About a week ago, I was sitting around trying to get some work done when I got an email from a friend of mine. He works at my favorite fly shop here in Utah, and he was emailing me some pictures of the bonefish he’d snagged while fishing South Andros Island in the Bahamas earlier that day.
A few days later, another friend of mine sent me some pictures of him with a steelhead on some river in Washington. Then a couple days after that I read about two anglers’ grand adventure in Patagonia.
All of these incredible fishing reports came spilling into my lap around the end of July, which was a tough month for me. For one reason or another, I rarely found myself on the water in July. Instead, I was stuck at home doing my best imitation of a responsible adult. Of course, I couldn’t really expect anything more after I’d spent most of May and all of June fishing in Idaho, Wyoming, and Utah.
To be honest, I have very little room to whine. As John Gierach once wrote, “I have too many friends with regular jobs to ever complain convincingly about having to spend a month ... doing something that isn’t especially fun.” But even Gierach’s wisdom wasn’t enough to keep some serious bouts of jealousy at bay. As picture after picture of trophy fish rolled in, I couldn’t help but feel a bit left out.
I considered fishing the local creeks around my home here in Utah, but I couldn’t shake the feeling that I’d just be messing around while my buddies were actually fishing.
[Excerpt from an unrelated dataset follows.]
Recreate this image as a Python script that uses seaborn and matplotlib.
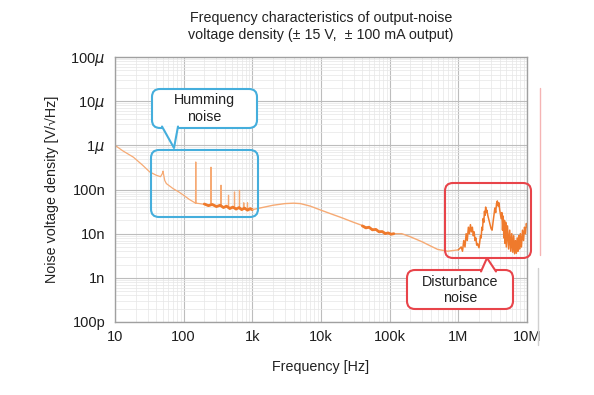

When you’re getting pictures of trophy fish daily from some of your best fishing buddies, the 10-inch browns in your local streams begin to seem insignificant. Of course, a trophy fish may be no more significant in the grand scheme of things, but it’s hard to maintain a “big picture” attitude when truly spectacular catching is taking place and you’re not a part of it.
All my angst came to a head one afternoon during the last week of July. I was sitting around the house, taking a break from the book I was working on, when it dawned on me that I hadn’t even so much as cast a fly rod in over a week.
For me, fishing is a stress-reliever as much as it is a lifestyle. Fishing is the way I decompress and relax, much like running or watching TV or reading helps other folks loosen up. The fact that I hadn’t gone in a week had me wound up tighter than a high school kid on his first real date.
Even though I had plenty of work to do, I decided enough was enough. I’d hit a pretty firm wall of writer’s block, the weather was beautiful, and I knew I needed to get out of the house and let my mind rest for a few hours.
So I loaded my gear in the car before I could talk myself out of going, and set off, deciding to head to a small creek about 20 minutes from my house. The creek flows through a canyon that never runs out of people, but the trout that call the stream home always seem to be looking up. They’re rainbow and brown trout with a cutthroat’s propensity to bite any dry fly that’s plopped in front of them.
I drove to a section of the creek that’s all pools and short runs and parked alongside the road, as far away from the other cars as I could manage, and got into my waders as quickly as I could and strung up my 6-foot 4wt J.S. Sharpe’s Featherweight Scottie bamboo rod and tied a size 14 Adams on the end of some 6x tippet.
The fish weren’t large, but I spent about four hours tangling with 10 inch trout, and even landed one that was pushing a foot long, a fairly large fish for that particular creek. On my small, light bamboo rod, the trout gave a larger-than-life fight that I thoroughly enjoyed.
Eventually, the sun started to set and I knew it was time to be heading home. As I stomped back to my car, I let out a huge sigh of relief. I’d needed those few hours of fishing, but I hadn’t realized how desperately they’d been required until I got through with them.
After I got home that night, I was looking through a few of the pictures I’d taken that afternoon. The small fish, brightly-colored browns and some dull rainbows, paled in comparison to the other finned creatures I’d been looking at all month. But I realized right then just how silly I’d been by feeling jealous for most of July.
The fish I caught that day weren’t trophies, but they were great catches and they served the same purpose for me as a big fish does. I was happy, relaxed, and back to my usual self for the first time in a month. It hadn’t taken a trophy trout to makes things right. All I’d needed was an afternoon free of expectations and a willingness to enjoy my surroundings.
I think we all fall prey to not enjoying the moments we’re lucky to experience. Hell, I spent all of July pining, caught up in the fact that I wasn’t out fishing world-famous water. I could have been appreciating the perfectly fine fishing I had available only 20 minutes from home, but I instead focused on the above-average fishing thousands of miles away. I created a problem that didn’t need to exist, and it’s all the more ironic because the solution was in plain sight, right under my nose.